11. The image forming apparatus as claimed in claim 10, wherein the resin layer contains a chain polymerizable functional group.

12. The image forming apparatus as claimed in claim 6, wherein light radiated on the organic photoreceptor in the exposing member has a wavelength of 600 nm or less.

13. A charging member for charging an organic photoreceptor of an image forming apparatus, the charging member comprising noble metal nanoparticles dispersed in at least in a surface of the charging member.

14. The charging member for an image forming apparatus as claimed in claim 13, wherein a metallic oxide is dispersed along with the noble metal nanoparticles in at least a surface of the charging member.

15. The charging member for an image forming apparatus as claimed in claim 13, wherein the noble metal is platinum or gold.

16. The charging member for an image forming apparatus as claimed in claim 15, wherein a metallic oxide is dispersed along with the noble metal nanoparticles in at least a surface of the charging member.

17. An image forming apparatus comprising:

a rotatable photoreceptor drum comprising an organic photoreceptor having a resin layer,

a charging member that charges the organic photoreceptor with a charging member comprising noble metal nanoparticles in at least a surface thereof,

an exposing member that selectively irradiates the organic photoreceptor, which is charged with the charging member, to form a latent image,

a developing member that develops the latent image, which is formed with the exposing member, with a toner, and

a transferring member that transfers a toner image, which is developed with the developing member, to a carrier.

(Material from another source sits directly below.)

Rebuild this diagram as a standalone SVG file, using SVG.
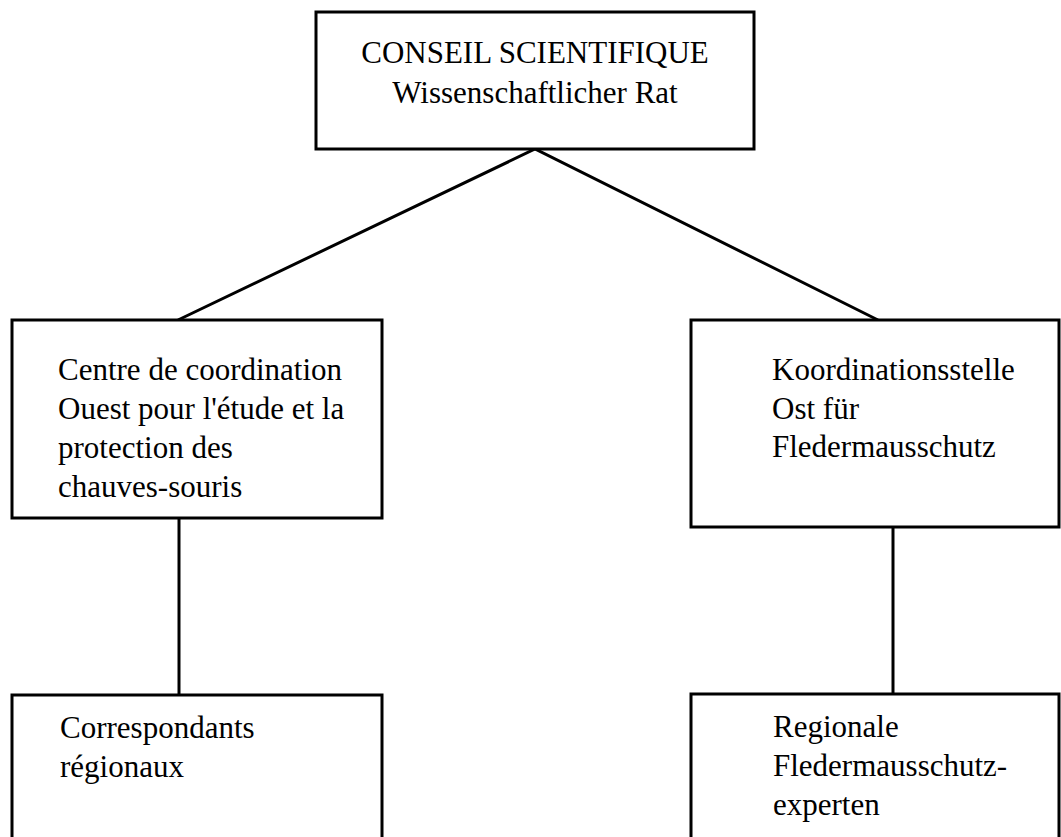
<svg xmlns="http://www.w3.org/2000/svg" width="1061" height="837" viewBox="0 0 1061 837">
  <style>
    .box { fill: #ffffff; stroke: #000000; stroke-width: 3; }
    .link { fill: none; stroke: #000000; stroke-width: 3; }
    text { font-family: "Liberation Serif", "Times New Roman", serif; font-size: 31px; fill: #000000; }
  </style>
  <rect width="1061" height="837" fill="#ffffff"/>

  <!-- connectors -->
  <g id="connectors">
    <polyline class="link" points="178,320 535,149 878,320"/>
    <line class="link" x1="179" y1="518" x2="179" y2="695"/>
    <line class="link" x1="893" y1="527" x2="893" y2="694"/>
  </g>

  <!-- scientific council -->
  <g id="council">
    <rect class="box" x="316" y="12" width="438" height="137"/>
    <text x="535" y="63" text-anchor="middle">CONSEIL SCIENTIFIQUE</text>
    <text x="535" y="103" text-anchor="middle">Wissenschaftlicher Rat</text>
  </g>

  <!-- western coordination centre -->
  <g id="west-centre">
    <rect class="box" x="12" y="320" width="370" height="198"/>
    <text x="58" y="380">Centre de coordination</text>
    <text x="58" y="419">Ouest pour l'étude et la</text>
    <text x="58" y="458">protection des</text>
    <text x="58" y="497">chauves-souris</text>
  </g>

  <!-- eastern coordination centre -->
  <g id="east-centre">
    <rect class="box" x="691" y="320" width="368" height="207"/>
    <text x="772" y="380">Koordinationsstelle</text>
    <text x="772" y="418.5">Ost für</text>
    <text x="772" y="457">Fledermausschutz</text>
  </g>

  <!-- regional correspondents -->
  <g id="west-regional">
    <rect class="box" x="12" y="695" width="370" height="160"/>
    <text x="60" y="738">Correspondants</text>
    <text x="60" y="777">régionaux</text>
  </g>

  <!-- regional bat experts -->
  <g id="east-regional">
    <rect class="box" x="691" y="694" width="368" height="160"/>
    <text x="773" y="737">Regionale</text>
    <text x="773" y="776">Fledermausschutz-</text>
    <text x="773" y="815">experten</text>
  </g>
</svg>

18. The image forming apparatus as claimed in claim 17, wherein a metallic oxide is dispersed along with the noble metal nanoparticles in at least a surface of the charging member.

19. The image forming apparatus as claimed in claim 17, wherein the noble metal is platinum or gold.

20. The image forming apparatus as claimed in claim 19, wherein a metallic oxide is dispersed along with the noble metal nanoparticles in at least a surface of the charging member.